Я не расставался с ней несколько месяцев, перепечатывал из неё стихи, рассылал друзьям. Однажды набрался смелости и написал автору. Поэт ответил, попросил подборку моих стихотворений, которые я сам считаю близкими его поэзии. Перед отъездом в Красноярск получил ответ: «До встречи на фестивале».
Нас прежде знакомили, в Москве, в 2007 году, у меня сохранился альманах «Второй шёлковый путь».Впрочем, тогда пересеклись незнакомые люди, а сейчас – носители родственных стихий.
И вот мы сидим в гостиничном номерена одной кровати в узком светском кругу, поднимаем неоднородную посуду со спиртосодержащими, но элегантными напитками и играем в «Компромат плезир».
Условия просты. Задаётся тема, и каждый участник признаётся на эту тему в чём-то таком, что публично не расскажешь. Истории из круга не выносятся.
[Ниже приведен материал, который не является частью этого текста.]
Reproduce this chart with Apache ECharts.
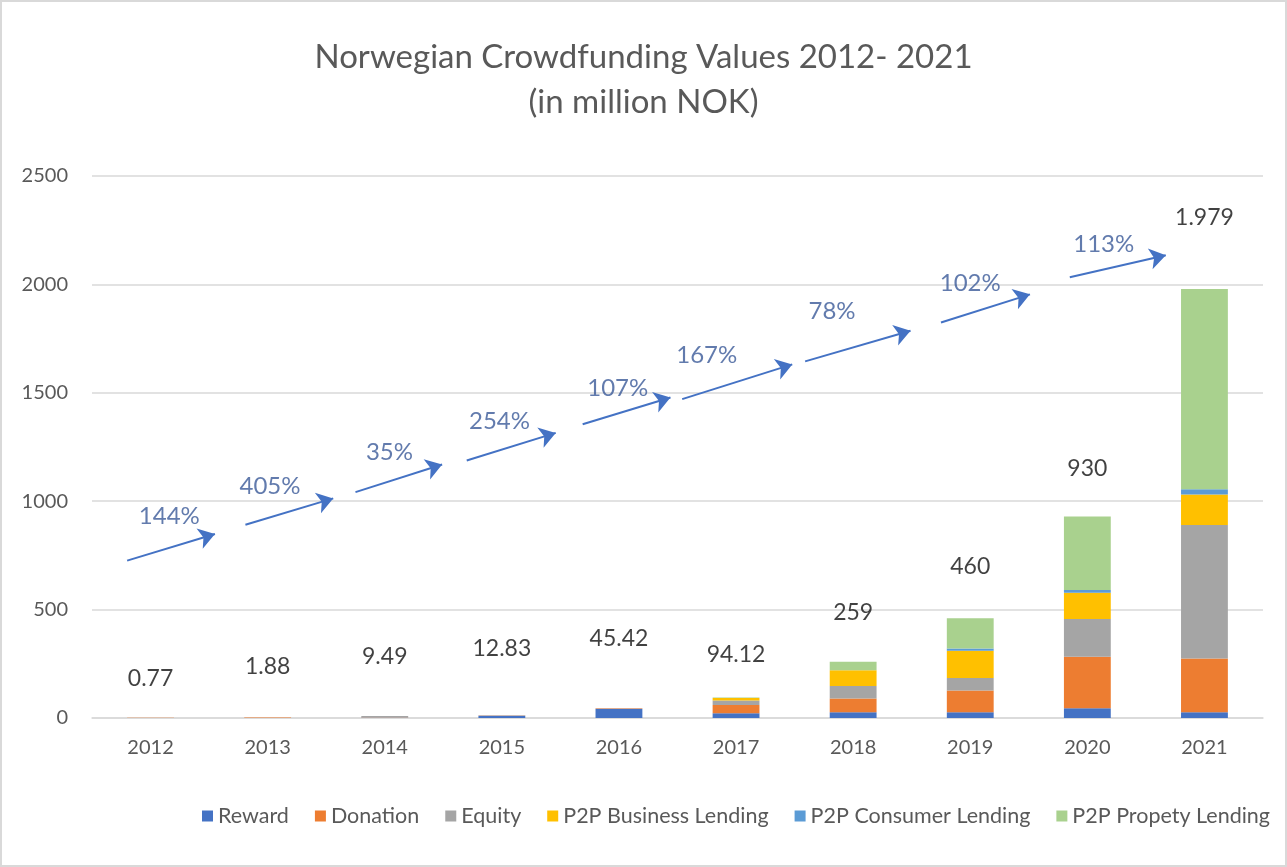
<!DOCTYPE html>
<html>
<head>
<meta charset="utf-8">
<title>Norwegian Crowdfunding Values 2012-2021</title>
<script src="https://cdn.jsdelivr.net/npm/echarts@6/dist/echarts.min.js"></script>
<style>
  html, body { margin: 0; padding: 0; background: #fff; }
  #chart {
    width: 1287px;
    height: 867px;
    box-sizing: border-box;
    border: 2px solid #d9d9d9;
  }
</style>
</head>
<body>
<div id="chart"></div>
<script>
// values in million NOK
const years = ['2012', '2013', '2014', '2015', '2016', '2017', '2018', '2019', '2020', '2021']
const reward = [0.5, 0.3, 1.5, 10, 43, 22, 26, 27, 45, 27]
const donation = [0.2, 1.5, 1, 2, 1.5, 38, 64, 100, 237, 248]
const equity = [0.07, 0.08, 6.99, 0.83, 0.92, 21, 58, 58, 175, 615]
const p2pBusiness = [0, 0, 0, 0, 0, 11, 72, 125, 121, 141]
const p2pConsumer = [0, 0, 0, 0, 0, 0.5, 0, 10, 12, 24]
const p2pProperty = [0, 0, 0, 0, 0, 1.62, 39, 140, 340, 924]
const totalLabels = ['0.77', '1.88', '9.49', '12.83', '45.42', '94.12', '259', '460', '930', '1.979']

// growth arrows between years: [x on 0..10 year scale, value]
const growthLabels = ['144%', '405%', '35%', '254%', '107%', '167%', '78%', '102%', '113%']
const arrowFrom = [[0.30, 726], [1.31, 891], [2.25, 1042], [3.20, 1188], [4.19, 1355], [5.04, 1471], [6.09, 1645], [7.25, 1824], [8.35, 2033]]
const arrowTo = [[1.05, 849], [2.06, 1013], [2.99, 1169], [3.96, 1315], [4.94, 1478], [5.98, 1631], [6.99, 1786], [8.01, 1954], [9.17, 2134]]
const growthLabelAt = [[0.66, 931], [1.52, 1070], [2.54, 1224], [3.48, 1367], [4.49, 1521], [5.25, 1672], [6.32, 1878], [7.50, 2003], [8.64, 2186]]

const series = [
  { name: 'Reward', data: reward, color: '#4472C4' },
  { name: 'Donation', data: donation, color: '#ED7D31' },
  { name: 'Equity', data: equity, color: '#A5A5A5' },
  { name: 'P2P Business Lending', data: p2pBusiness, color: '#FFC000' },
  { name: 'P2P Consumer Lending', data: p2pConsumer, color: '#5B9BD5' },
  { name: 'P2P Propety Lending', data: p2pProperty, color: '#A9D18E' }
]

const totals = years.map((_, i) => series.reduce((s, d) => s + d.data[i], 0))
// how far each total label sits above its bar (px)
const totalLabelLift = [28, 40, 48, 55, 58, 32, 38, 40, 36, 60]

const FONT = 'Lato, "Open Sans", sans-serif'
const TEXT_GREY = '#595959'
const ARROW_BLUE = '#4472C4'

const chart = echarts.init(document.getElementById('chart'))

const option = {
  animation: false,
  textStyle: { fontFamily: FONT },
  title: {
    text: 'Norwegian Crowdfunding Values 2012- 2021\n(in million NOK)',
    left: 'center',
    top: 28,
    textStyle: {
      fontFamily: FONT,
      fontSize: 33,
      fontWeight: 'normal',
      color: TEXT_GREY,
      lineHeight: 45
    }
  },
  legend: {
    data: series.map(s => s.name),
    left: 195,
    top: 798,
    icon: 'rect',
    itemWidth: 11,
    itemHeight: 11,
    itemGap: 26,
    textStyle: { fontSize: 21.5, color: TEXT_GREY, fontFamily: FONT }
  },
  grid: {
    left: 90,
    right: 22,
    top: 174,
    bottom: 147
  },
  xAxis: [
    {
      type: 'category',
      data: years,
      axisLine: { lineStyle: { color: '#d9d9d9', width: 1.5 } },
      axisTick: { show: false },
      axisLabel: { color: TEXT_GREY, fontSize: 20, margin: 20 }
    },
    {
      type: 'value',
      min: 0,
      max: 10,
      show: false
    }
  ],
  yAxis: {
    type: 'value',
    min: 0,
    max: 2500,
    interval: 500,
    axisLine: { show: false },
    axisTick: { show: false },
    splitLine: { lineStyle: { color: '#d9d9d9', width: 1.5 } },
    axisLabel: { color: TEXT_GREY, fontSize: 20, margin: 24, formatter: v => String(v) }
  },
  series: [
    ...series.map(s => ({
      name: s.name,
      type: 'bar',
      stack: 'total',
      barWidth: '40%',
      data: s.data,
      itemStyle: { color: s.color }
    })),
    {
      name: 'Total',
      type: 'scatter',
      symbolSize: 0,
      data: totals.map((v, i) => ({
        value: v,
        label: { distance: totalLabelLift[i] }
      })),
      label: {
        show: true,
        position: 'top',
        fontSize: 23,
        color: '#111111',
        formatter: p => totalLabels[p.dataIndex]
      },
      z: 5
    },
    {
      name: 'Growth arrows',
      type: 'lines',
      coordinateSystem: 'cartesian2d',
      xAxisIndex: 1,
      yAxisIndex: 0,
      symbol: ['none', 'arrow'],
      symbolSize: 16,
      lineStyle: { color: ARROW_BLUE, width: 2, opacity: 1, curveness: 0 },
      data: arrowFrom.map((a, i) => ({ coords: [a, arrowTo[i]] })),
      z: 6
    },
    {
      name: 'Growth',
      type: 'scatter',
      xAxisIndex: 1,
      yAxisIndex: 0,
      symbolSize: 0,
      data: growthLabelAt.map((p, i) => ({ value: p, name: growthLabels[i] })),
      label: {
        show: true,
        position: 'inside',
        fontSize: 24,
        color: '#3B5A99',
        formatter: p => p.name
      },
      z: 6
    }
  ]
}

chart.setOption(option)

window.addEventListener('resize', () => {
  chart.resize()
})
</script>
</body>
</html>
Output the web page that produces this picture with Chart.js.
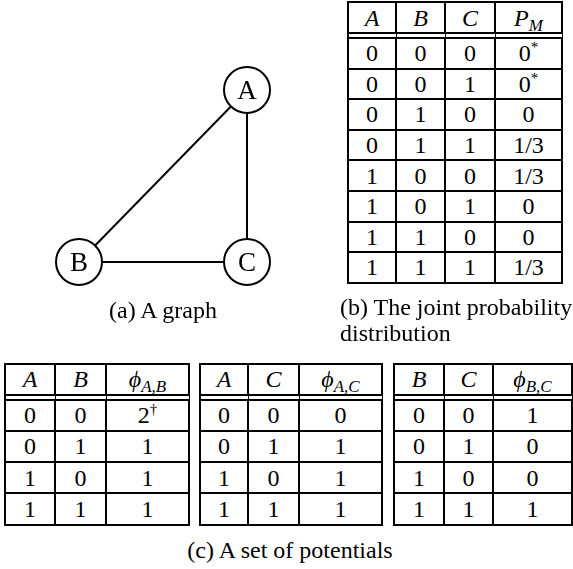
<!DOCTYPE html>
<html>
<head>
<meta charset="utf-8">
<script src="https://cdn.jsdelivr.net/npm/chart.js@4/dist/chart.umd.min.js"></script>
<style>
  html, body { margin: 0; padding: 0; background: #fff; overflow: hidden; }
  body { width: 573px; height: 569px; position: relative; font-family: "Liberation Serif", "Times New Roman", Times, serif; color: #000; }
  #graphBox { position: absolute; left: 0; top: 0; width: 330px; height: 300px; }
  .cap { position: absolute; font-size: 24px; white-space: nowrap; }
  .tbl { position: absolute; border-collapse: separate; border-spacing: 0; table-layout: fixed;
         border-top: 2px solid #000; border-left: 2px solid #000; font-size: 24px;
         font-family: "Liberation Serif", "Times New Roman", Times, serif; }
  .tbl td { box-sizing: border-box; border-right: 2px solid #000; border-bottom: 2px solid #000;
            padding: 0; text-align: center; vertical-align: middle; line-height: 1; white-space: nowrap; }
  .tbl tr.head td { border-bottom: 7px double #000; }
  .sb { font-size: 17px; position: relative; top: 5px; }
  .sp { font-size: 15px; position: relative; top: -9px; }
</style>
</head>
<body>
<div id="graphBox"><canvas id="graph"></canvas></div>
<div id="tables"></div>
<div class="cap" style="left:63px; top:297px; width:200px; text-align:center;">(a) A graph</div>
<div class="cap" style="left:340px; top:294px; line-height:26px;">(b) The joint probability<br>distribution</div>
<div class="cap" style="left:90px; top:537px; width:400px; text-align:center;">(c) A set of potentials</div>
<script>
// graph (a)
const nodeNames = ["A", "B", "C"];
const nodeX = [247, 79, 247];
const nodeY = [90, 262, 262];
const edges = [["A", "B"], ["A", "C"], ["B", "C"]];

// table (b)
const colA = [0, 0, 0, 0, 1, 1, 1, 1];
const colB = [0, 0, 1, 1, 0, 0, 1, 1];
const colC = [0, 1, 0, 1, 0, 1, 0, 1];
const pM = ["0", "0", "0", "1/3", "1/3", "0", "0", "1/3"];
const pMMark = ["*", "*", "", "", "", "", "", ""];

// potentials (c)
const potFirst = [0, 0, 1, 1];
const potSecond = [0, 1, 0, 1];
const phiAB = ["2", "1", "1", "1"];
const phiABMark = ["\u2020", "", "", ""];
const phiAC = ["0", "1", "1", "1"];
const phiBC = ["1", "0", "0", "1"];

const pt = (name) => {
  const i = nodeNames.indexOf(name);
  return { x: nodeX[i], y: nodeY[i] };
};

const edgeSets = edges.map(([a, b]) => ({
  data: [pt(a), pt(b)],
  showLine: true,
  borderColor: "#000",
  borderWidth: 2,
  pointRadius: 0,
  order: 2,
}));

const nodeSet = {
  data: nodeNames.map((n) => pt(n)),
  pointRadius: 23,
  pointBackgroundColor: "#fff",
  pointBorderColor: "#000",
  pointBorderWidth: 2,
  showLine: false,
  order: 1,
};

const nodeLabels = {
  id: "nodeLabels",
  afterDatasetsDraw(chart) {
    const ctx = chart.ctx;
    const meta = chart.getDatasetMeta(edgeSets.length);
    ctx.save();
    ctx.fillStyle = "#000";
    ctx.font = '27px "Liberation Serif", "Times New Roman", serif';
    ctx.textAlign = "center";
    ctx.textBaseline = "alphabetic";
    meta.data.forEach((p, i) => {
      ctx.fillText(nodeNames[i], p.x, p.y + 9);
    });
    ctx.restore();
  },
};

new Chart(document.getElementById("graph"), {
  type: "scatter",
  data: { datasets: [...edgeSets, nodeSet] },
  options: {
    responsive: true,
    maintainAspectRatio: false,
    animation: false,
    layout: { padding: 0, autoPadding: false },
    plugins: { legend: { display: false }, tooltip: { enabled: false } },
    scales: {
      x: { type: "linear", min: 0, max: 330, display: false },
      y: { type: "linear", min: 0, max: 300, reverse: true, display: false },
    },
  },
  plugins: [nodeLabels],
});

// tables
const head = (v, s) => `<i>${v}</i>` + (s ? `<span class="sb"><i>${s}</i></span>` : "");
const val = (v, m) => v + (m ? `<span class="sp">${m}</span>` : "");

function makeTable(left, top, widths, headH, rowH, heads, cols) {
  const total = widths.reduce((a, b) => a + b, 0) + 2;
  let html = `<table class="tbl" style="left:${left}px; top:${top}px; width:${total}px;">`;
  html += `<tr class="head">` + heads.map((h, j) =>
    `<td style="width:${widths[j]}px; height:${headH}px;">${h}</td>`).join("") + `</tr>`;
  for (let r = 0; r < cols[0].length; r++) {
    html += `<tr>` + cols.map((c) => `<td style="height:${rowH}px;">${c[r]}</td>`).join("") + `</tr>`;
  }
  return html + `</table>`;
}

const box = document.getElementById("tables");
box.innerHTML =
  makeTable(347, 1, [48, 49, 50, 67], 36, 30.6,
    [head("A"), head("B"), head("C"), head("P", "M")],
    [colA, colB, colC, pM.map((v, i) => val(v, pMMark[i]))]) +
  makeTable(4, 363, [50, 51, 83], 35.5, 31.25,
    [head("A"), head("B"), head("\u03D5", "A,B")],
    [potFirst, potSecond, phiAB.map((v, i) => val(v, phiABMark[i]))]) +
  makeTable(199, 363, [48, 51, 83], 35.5, 31.25,
    [head("A"), head("C"), head("\u03D5", "A,C")],
    [potFirst, potSecond, phiAC]) +
  makeTable(393, 363, [50, 49, 79], 35.5, 31.25,
    [head("B"), head("C"), head("\u03D5", "B,C")],
    [potFirst, potSecond, phiBC]);
</script>
</body>
</html>
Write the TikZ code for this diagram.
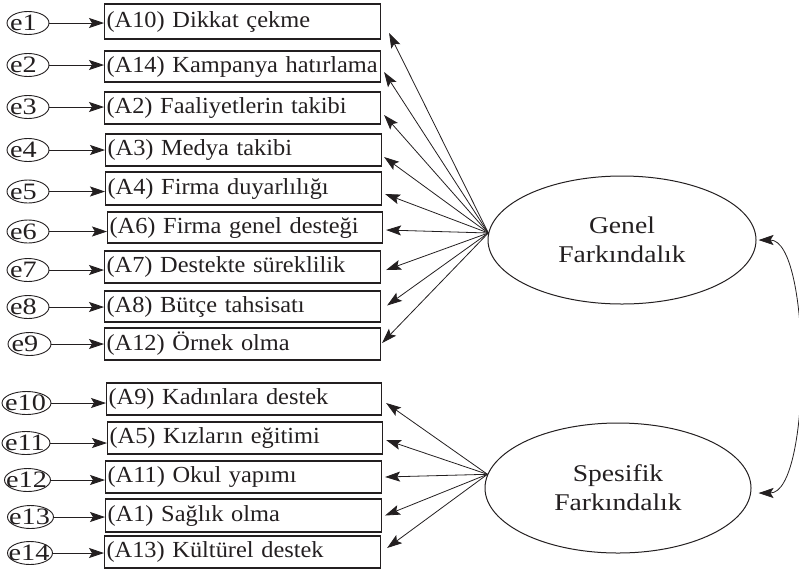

Примеры тем: «Мой первый раз», «Моё самое большое извращение», «Моя несвершившаяся любовь».
История засчитывается, если она соответствует теме и длится не более семи минут. Проштрафившийся до трёх незачётов идёт за шампанским.
Каждая история Санджара(а он не проиграл ни разу) – восточная сказка, лирические отступления там вплетаются в основной мотив, гуляют по времени, перелетают из страны в страну, из мифологии в мифологию. Трое мужчин и трое женщин уже не оценивают откровения друг друга, а любуются ими. Предполагаемый обмен анекдотами превращается в ритуал дарения кусочков души.
Утро фестиваля начинается в «Винегрет буфете» через дорогу от гостиницы. Участники ночного действа улыбаются друг другу, молча обнимаются, отоваривают бесплатные талоны на питание, ставят свои разносы на столики рядом. Санджар видит меня и широким жестом приглашает разделить с ним трапезу.